European and US stockmarkets fell sharply on Wednesday after France and Germany announced new national lockdown measures as coronavirus cases across Europe spiral upwards once again.
The FTSE 100 closed the day 2.5% lower at 5,583 points, while the EuroStoxx 50 fell 3.5% to 2,964 points, as Europe's two largest economies imposed fresh four-week national lockdowns in an attempt to slow the spread of the virus.
French President Emmanuel Macron announced that French residents will need a certificate to leave home, while non-essential businesses, bars and restaurants will remain closed at least until 1 December.
Although Asian markets wobbled yesterday, it was Europe that led the rout as France and Germany enacted national lockdowns lite in an attempt to control their exploding covid-19 cases."
In Germany, restaurants, bars and clubs will also be closed and residents are being advised to stay at home, while meetings between more than two households in public will be banned, though schools and kindergartens remain open for now.
The French CAC 40 index fell 3.4%, while the German DAX is down 4.2% on the worrying news, as fears across Europe grow of widespread national lockdowns.

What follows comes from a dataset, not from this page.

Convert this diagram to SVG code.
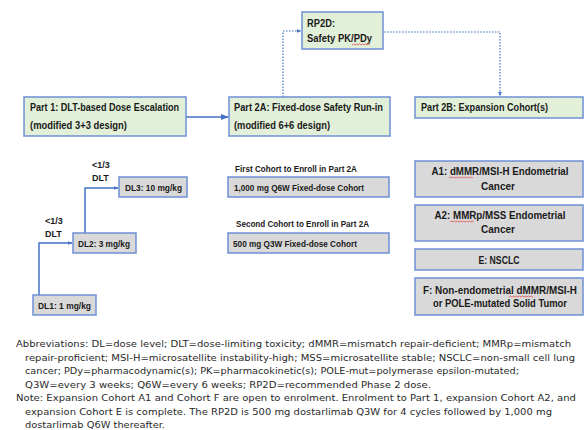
<svg xmlns="http://www.w3.org/2000/svg" width="584" height="430" viewBox="0 0 584 430">
<defs>
<style>
.g{fill:#e2efd9;stroke:#6f90d4;stroke-width:1.5}
.b{fill:#d9d9d9;stroke:#6f90d4;stroke-width:1.5}
.t{font-family:"Liberation Sans",Arial,sans-serif;font-weight:700;font-size:10px;fill:#1a1a1a}
.s{font-family:"Liberation Sans",Arial,sans-serif;font-weight:700;font-size:9px;fill:#1a1a1a}
.c{text-anchor:middle}
.n{font-family:"DejaVu Sans",Verdana,sans-serif;font-size:9.4px;fill:#2a2a2a}
.line{fill:none;stroke:#4472c4;stroke-width:1.5}
.dot{fill:none;stroke:#4472c4;stroke-width:1.2;stroke-dasharray:1.6 1.4}
.sq{fill:none;stroke:#e05050;stroke-width:0.8}
</style>
<marker id="ah" viewBox="0 0 10 10" refX="9" refY="5" markerWidth="5" markerHeight="5" orient="auto" markerUnits="userSpaceOnUse"><path d="M0,1 L10,5 L0,9 z" fill="#4472c4"/></marker>
<marker id="ahb" viewBox="0 0 10 10" refX="9" refY="5" markerWidth="8" markerHeight="8" orient="auto" markerUnits="userSpaceOnUse"><path d="M0,1 L10,5 L0,9 z" fill="#4472c4"/></marker>
</defs>

<g id="connectors">
<path class="line" d="M186,117 L228,117" stroke-width="2.2" marker-end="url(#ahb)"/>
<path class="dot" d="M283,97 L283,31 L301,31" marker-end="url(#ah)"/>
<path class="dot" d="M384,32 L500,32 L500,96" marker-end="url(#ah)"/>
<path class="line" d="M39,295 L39,243 L72,243" marker-end="url(#ah)"/>
<path class="line" d="M85,233 L85,188 L118,188" marker-end="url(#ah)"/>
</g>

<g id="part1">
<rect class="g" x="24" y="97" width="162" height="39"/>
<text class="t" x="30" y="110.5" textLength="149" lengthAdjust="spacingAndGlyphs">Part 1: DLT-based Dose Escalation</text>
<text class="t" x="30" y="128.5" textLength="97" lengthAdjust="spacingAndGlyphs">(modified 3+3 design)</text>
</g>

<g id="part2a">
<rect class="g" x="229" y="97" width="161" height="39"/>
<text class="t" x="234" y="110.5" textLength="149" lengthAdjust="spacingAndGlyphs">Part 2A: Fixed-dose Safety Run-in</text>
<text class="t" x="234" y="128.5" textLength="96" lengthAdjust="spacingAndGlyphs">(modified 6+6 design)</text>
</g>

<g id="rp2d">
<rect class="g" x="302" y="12" width="81" height="37"/>
<text class="t" x="307" y="27" textLength="28" lengthAdjust="spacingAndGlyphs">RP2D:</text>
<text class="t" x="307" y="42" textLength="65" lengthAdjust="spacingAndGlyphs">Safety PK/PDy</text>
<path class="sq" d="M352,45 l1.5,-1 l1.5,1 l1.5,-1 l1.5,1 l1.5,-1 l1.5,1 l1.5,-1 l1.5,1 l1.5,-1 l1.5,1 l1.5,-1 l1.5,1"/>
</g>

<g id="part2b">
<rect class="g" x="415" y="97" width="168" height="21"/>
<text class="t" x="421" y="111" textLength="127" lengthAdjust="spacingAndGlyphs">Part 2B: Expansion Cohort(s)</text>
</g>

<g id="dl3">
<rect class="b" x="119" y="177" width="68" height="20"/>
<text class="s" x="125" y="191" textLength="57" lengthAdjust="spacingAndGlyphs">DL3: 10 mg/kg</text>
</g>
<g id="dl2">
<rect class="b" x="73" y="233" width="63" height="20"/>
<text class="s" x="78" y="247" textLength="52" lengthAdjust="spacingAndGlyphs">DL2: 3 mg/kg</text>
</g>
<g id="dl1">
<rect class="b" x="33" y="295" width="63" height="20"/>
<text class="s" x="38" y="308.5" textLength="53" lengthAdjust="spacingAndGlyphs" font-size="8px">DL1: 1 mg/kg</text>
</g>

<g id="dlt-labels">
<text class="s" x="92" y="168">&lt;1/3</text>
<text class="s" x="92" y="181">DLT</text>
<text class="s" x="45" y="224">&lt;1/3</text>
<text class="s" x="45" y="237">DLT</text>
</g>

<g id="cohort1">
<text class="s" x="235" y="172" textLength="122" lengthAdjust="spacingAndGlyphs">First Cohort to Enroll in Part 2A</text>
<rect class="b" x="228" y="177" width="161" height="20"/>
<text class="s" x="234" y="191" textLength="130" lengthAdjust="spacingAndGlyphs">1,000 mg Q6W Fixed-dose Cohort</text>
</g>
<g id="cohort2">
<text class="s" x="236" y="227" textLength="133" lengthAdjust="spacingAndGlyphs">Second Cohort to Enroll in Part 2A</text>
<rect class="b" x="228" y="233" width="161" height="20"/>
<text class="s" x="233" y="246.5" textLength="124" lengthAdjust="spacingAndGlyphs">500 mg Q3W Fixed-dose Cohort</text>
</g>

<g id="a1">
<rect class="b" x="415" y="161" width="168" height="36"/>
<text class="t c" x="500" y="175" textLength="137" lengthAdjust="spacingAndGlyphs">A1: dMMR/MSI-H Endometrial</text>
<text class="t c" x="498" y="190">Cancer</text>
<path class="sq" d="M449,178 l1.5,-1 l1.5,1 l1.5,-1 l1.5,1 l1.5,-1 l1.5,1 l1.5,-1 l1.5,1 l1.5,-1 l1.5,1 l1.5,-1 l1.5,1 l1.5,-1 l1.5,1 l1.5,-1 l1.5,1"/>
</g>
<g id="a2">
<rect class="b" x="415" y="205" width="168" height="36"/>
<text class="t c" x="500" y="219" textLength="131" lengthAdjust="spacingAndGlyphs">A2: MMRp/MSS Endometrial</text>
<text class="t c" x="498" y="233">Cancer</text>
<path class="sq" d="M450,222 l1.5,-1 l1.5,1 l1.5,-1 l1.5,1 l1.5,-1 l1.5,1 l1.5,-1 l1.5,1 l1.5,-1 l1.5,1 l1.5,-1 l1.5,1 l1.5,-1 l1.5,1 l1.5,-1 l1.5,1"/>
</g>
<g id="e">
<rect class="b" x="415" y="249" width="168" height="21"/>
<text class="t c" x="499" y="264" textLength="41" lengthAdjust="spacingAndGlyphs">E: NSCLC</text>
</g>
<g id="f">
<rect class="b" x="415" y="278" width="168" height="37"/>
<text class="t c" x="500" y="294" textLength="154" lengthAdjust="spacingAndGlyphs">F: Non-endometrial dMMR/MSI-H</text>
<text class="t c" x="500" y="307" textLength="134" lengthAdjust="spacingAndGlyphs">or  POLE-mutated Solid Tumor</text>
<path class="sq" d="M509,297 l1.5,-1 l1.5,1 l1.5,-1 l1.5,1 l1.5,-1 l1.5,1 l1.5,-1 l1.5,1 l1.5,-1 l1.5,1 l1.5,-1 l1.5,1 l1.5,-1 l1.5,1 l1.5,-1 l1.5,1"/>
</g>

<g id="notes">
<text class="n" x="16" y="347" textLength="555" lengthAdjust="spacingAndGlyphs">Abbreviations: DL=dose level; DLT=dose-limiting toxicity; dMMR=mismatch repair-deficient; MMRp=mismatch</text>
<text class="n" x="25" y="360.5" textLength="550" lengthAdjust="spacingAndGlyphs">repair-proficient; MSI-H=microsatellite instability-high; MSS=microsatellite stable; NSCLC=non-small cell lung</text>
<text class="n" x="25" y="374" textLength="494" lengthAdjust="spacingAndGlyphs">cancer; PDy=pharmacodynamic(s); PK=pharmacokinetic(s); POLE-mut=polymerase epsilon-mutated;</text>
<text class="n" x="25" y="387.5" textLength="406" lengthAdjust="spacingAndGlyphs">Q3W=every 3 weeks; Q6W=every 6 weeks; RP2D=recommended Phase 2 dose.</text>
<text class="n" x="16" y="401" textLength="560" lengthAdjust="spacingAndGlyphs">Note: Expansion Cohort A1 and Cohort F are open to enrolment. Enrolment to Part 1, expansion Cohort A2, and</text>
<text class="n" x="25" y="414.5" textLength="527" lengthAdjust="spacingAndGlyphs">expansion Cohort E is complete. The RP2D is 500 mg dostarlimab Q3W for 4 cycles followed by 1,000 mg</text>
<text class="n" x="25" y="428" textLength="140" lengthAdjust="spacingAndGlyphs">dostarlimab Q6W thereafter.</text>
</g>
</svg>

The US stockmarket also followed suit, with its own coronavirus situation hardly under control, with the S&P 500 down 3.5% at 3,271 points, the Dow Jones 3.4% lower at 26,520 points and the Nasdaq index closing 3.7% lower at 11,005 points.
Jeffrey Halley, senior market analyst for Asia Pacific at OANDA, said: "The blue wave trade became Moody Blue overnight, as buy everything turned into sell everything.
"Although Asian markets wobbled yesterday, it was Europe that led the rout as France and Germany enacted national lockdowns lite in an attempt to control their exploding covid-19 cases.
"European equities headed south and Wall Street was all too happy to join in with Covid-19 cases ramping up in the US and any hope of a US stimulus package in November (it was previously pre-election), left blowing in the wind."
Chris Beauchamp, chief market analyst at IG, added: "In these circumstances, a UK lockdown seems not far behind, given the current direction of travel across the continent.
"Monday's price action had given strong hints that we had not seen the low yet, and today has proved the strength of that view, and for now it appears that the rush for the exits will continue for the time being.
"The impressive dive in European markets over the past few days has revealed how dire sentiment is towards this part of the world, with already weak GDP forecasts likely being hastily revised yet lower thanks to the return of lockdown policies."